How do I create a filter, within an Analysis (visualization), to remove these error outliers based on the 3 Sigma principle?
The goal is to remove values that are greater than 3 standard deviations above or below the mean. In the final visualization, I will be displaying KPI_1, as the value, with another field, ‘Region’, on the x-axis to display a column chart showing ‘Region’ groupings of the median/average KPI_1. This chart will render for individual Clients as well as the total aggregation of all Clients.

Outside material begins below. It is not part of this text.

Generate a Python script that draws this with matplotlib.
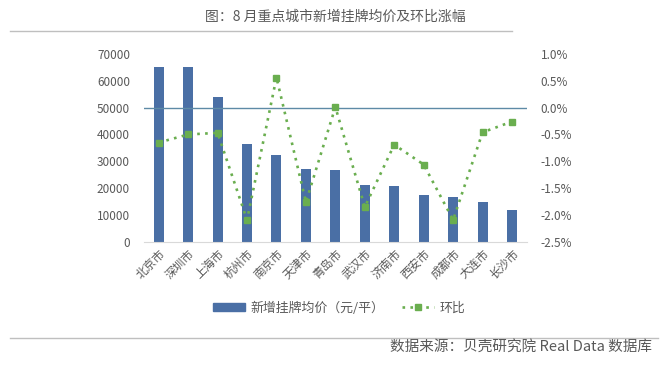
import matplotlib
matplotlib.use("Agg")
import matplotlib.pyplot as plt
from matplotlib.lines import Line2D
from matplotlib.patches import Patch
from matplotlib.ticker import FuncFormatter

plt.rcParams['font.family'] = ['Noto Sans CJK SC', 'DejaVu Sans']

cities = ["北京市", "深圳市", "上海市", "杭州市", "南京市", "天津市", "青岛市",
          "武汉市", "济南市", "西安市", "成都市", "大连市", "长沙市"]
prices = [65000, 65000, 54000, 36500, 32400, 27200, 26800,
          21200, 21000, 17500, 16750, 14900, 11900]
mom = [-0.65, -0.50, -0.47, -2.09, 0.56, -1.76, 0.01,
       -1.85, -0.69, -1.06, -2.09, -0.46, -0.26]

title = "图：8 月重点城市新增挂牌均价及环比涨幅"
source = "数据来源：贝壳研究院 Real Data 数据库"
bar_label = "新增挂牌均价（元/平）"
line_label = "环比"

bar_color = "#4A6FA5"
green = "#6AAE4F"
text_gray = "#595959"

fig = plt.figure(figsize=(6.71, 3.74), dpi=100)
ax = fig.add_axes([0.2146, 0.353, 0.5704, 0.503])
x = list(range(len(cities)))
ax.bar(x, prices, width=0.34, color=bar_color, zorder=2)
ax.set_xlim(-0.5, len(cities) - 0.5)
ax.set_ylim(0, 70000)
ax.set_yticks(range(0, 70001, 10000))
ax.set_xticks(x)
ax.set_xticklabels(cities, rotation=45, ha='right', rotation_mode='anchor',
                   fontsize=9, color=text_gray)
for s in ['top', 'right', 'left']:
    ax.spines[s].set_visible(False)
ax.spines['bottom'].set_color('#D9D9D9')
ax.tick_params(axis='both', length=0, labelsize=8.5, labelcolor=text_gray)
ax.tick_params(axis='x', pad=4)
ax.tick_params(axis='y', pad=10)

ax2 = ax.twinx()
ax2.set_ylim(-2.5, 1.0)
ax2.set_yticks([1.0, 0.5, 0.0, -0.5, -1.0, -1.5, -2.0, -2.5])
ax2.yaxis.set_major_formatter(FuncFormatter(lambda v, p: f"{v:.1f}%"))
ax2.axhline(0, color='#5E8AA6', lw=1.0, zorder=1)
ax2.plot(x, mom, color=green, ls=(0, (1, 2.0)), lw=1.9, marker='s',
         markersize=4.6, markerfacecolor=green, markeredgecolor=green, zorder=3)
for s in ['top', 'right', 'left', 'bottom']:
    ax2.spines[s].set_visible(False)
ax2.tick_params(axis='y', length=0, labelsize=8.5, labelcolor=text_gray, pad=10)

fig.text(0.5, 1 - 17 / 374, title, ha='center', va='center', fontsize=10, color=text_gray)
fig.add_artist(Line2D([0.015, 0.763], [1 - 31 / 374] * 2, color='#BFBFBF', lw=1))
fig.add_artist(Line2D([0.015, 0.981], [1 - 338 / 374] * 2, color='#BFBFBF', lw=1))
fig.text(0.972, 1 - 347 / 374, source, ha='right', va='center', fontsize=10.5, color=text_gray)

handles = [Patch(color=bar_color),
           Line2D([0], [0], color=green, ls=(0, (1, 2.0)), lw=1.9, marker='s',
                  markersize=4.6, markerfacecolor=green, markeredgecolor=green)]
fig.legend(handles, [bar_label, line_label], loc='center', ncol=2,
           bbox_to_anchor=(0.505, 1 - 308 / 374), frameon=False, fontsize=9.3,
           labelcolor=text_gray, handlelength=2.5, handleheight=0.5,
           columnspacing=1.4, handletextpad=0.4)

fig.savefig("out.png", dpi=100)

Any help is much appreciated! Thanks!
-Joe

Max · August 7, 2023, 1:25pm

Have you looked into stdev function?

sagmukhe · August 7, 2023, 3:31pm

@Joe_C - When you say 3 Sigma principle, I believe you are referring to the normal distribution. Is there any way for you to calculate the mean (average) and standard deviation? If yes, then you can basically put a filter to eliminate all the values which are greater than (mean + 3 * standard deviation) and less than (mean - 3 * standard deviation).

Joe_C · August 7, 2023, 4:35pm

This is what I’ve been trying (in various forms) without success. If I create the following calculated field, “3*stdev({KPI_1})”, how do I tell my filter to exclude all values that are greater than (or less than - in my case, I’m only concerned about excluding values greater than) the result of that calculated field? Within the Filter, I have to enter a ‘maximum value’, as opposed to creating a comparison to the calculated field.
Screen Shot 2023-08-07 at 12.37.35 PM

Joe_C · August 7, 2023, 4:56pm

Hi Max,
I’ve been using this formula, but in the use case below, I may not be including the appropriate groupings where I need to, i.e. :

3*stdev({KPI_1},[Client])

Here is a sample of the table I’m using to explore this filtering method:

Joe_C · August 9, 2023, 2:46pm

Hey Max! Any thoughts on my last comments below? Any additional help is much appreciated!

Shambhavi · October 3, 2023, 6:49pm

You can use a flag to set a “Outlier” if greater than (mean + 3 * standard deviation) and less than (mean - 3 * standard deviation) and “Not Outlier” if within the range. And filter Outliers

Shambhavi · October 4, 2023, 1:02pm

I tried what I said before, but it didnt work for me as it gives an error of “Mismatched aggregation”

Joe_C · October 4, 2023, 1:30pm

Hi Shambhavi, Thanks for responding and providing this insight. I’ll try your method as well and report back with my findings. Thanks again!

Shambhavi · October 4, 2023, 7:24pm

@sagmukhe @Max can you pls guide us here

Joe_C · October 5, 2023, 3:08pm

Could you please share what you’re using for your ‘-3Sigma’ calc field?

Shambhavi · October 5, 2023, 3:11pm

+3Sigma → {Mean Of Bill Rate} + (3 * {Std Dev Of Bill Rate})
-3Sigma → {Mean Of Bill Rate} - (3 * {Std Dev Of Bill Rate})

Joe_C · October 5, 2023, 3:19pm

Thanks! That’s what I just used, and I got the same ‘Mismatched Aggregation’ error when similarly trying to create the ‘Outlier Tag’. Hoping to get some additional feedback, as you requested. Thanks again for helping with this.

Shambhavi · October 5, 2023, 3:23pm

Yes. I even tried adding this calculated field at the data ingestion stage but also didnt help. Lets hope we get a response from someone

Joe_C · October 5, 2023, 3:27pm

I just added a ‘bill_rate’ to obscure my actual value I’m working with. It’s a number

Joe_C · November 6, 2023, 1:36pm

@sagmukhe and @Max, are you able to provide guidance on this topic? Thanks! ~Joe

ErikG · November 6, 2023, 1:53pm

@Joe_C you cant have aggregated and non-aggregated values in same calculation.

Joe_C · November 6, 2023, 2:01pm

Thanks. I’m hoping for a suggestion on a workaround to achieve my overall objective stated within my original post.

ErikG · November 6, 2023, 2:29pm

what are the current definition of the 3 KPIs?
I guess “bill rate” is a row level KPI and the others are calculated with group functions?

Joe_C · November 6, 2023, 2:53pm

Every KPI in our dataset, at the row level, that I’m trying to identify as an outlier is a numeric value, not a calculated field (‘Bill Rate’ was a bad pseudonym). That’s likely where I’m getting into trouble with the mismatch. I’m trying to compare a non-aggregated field ‘KPI_1’ to the aggregated calc field that’s using the standard deviation function.

I might try wrapping the kPI in a ‘min()’ or ‘max()’, since it theoretically shouldn’t impact the actual value being compared, but could resolve the mismatch.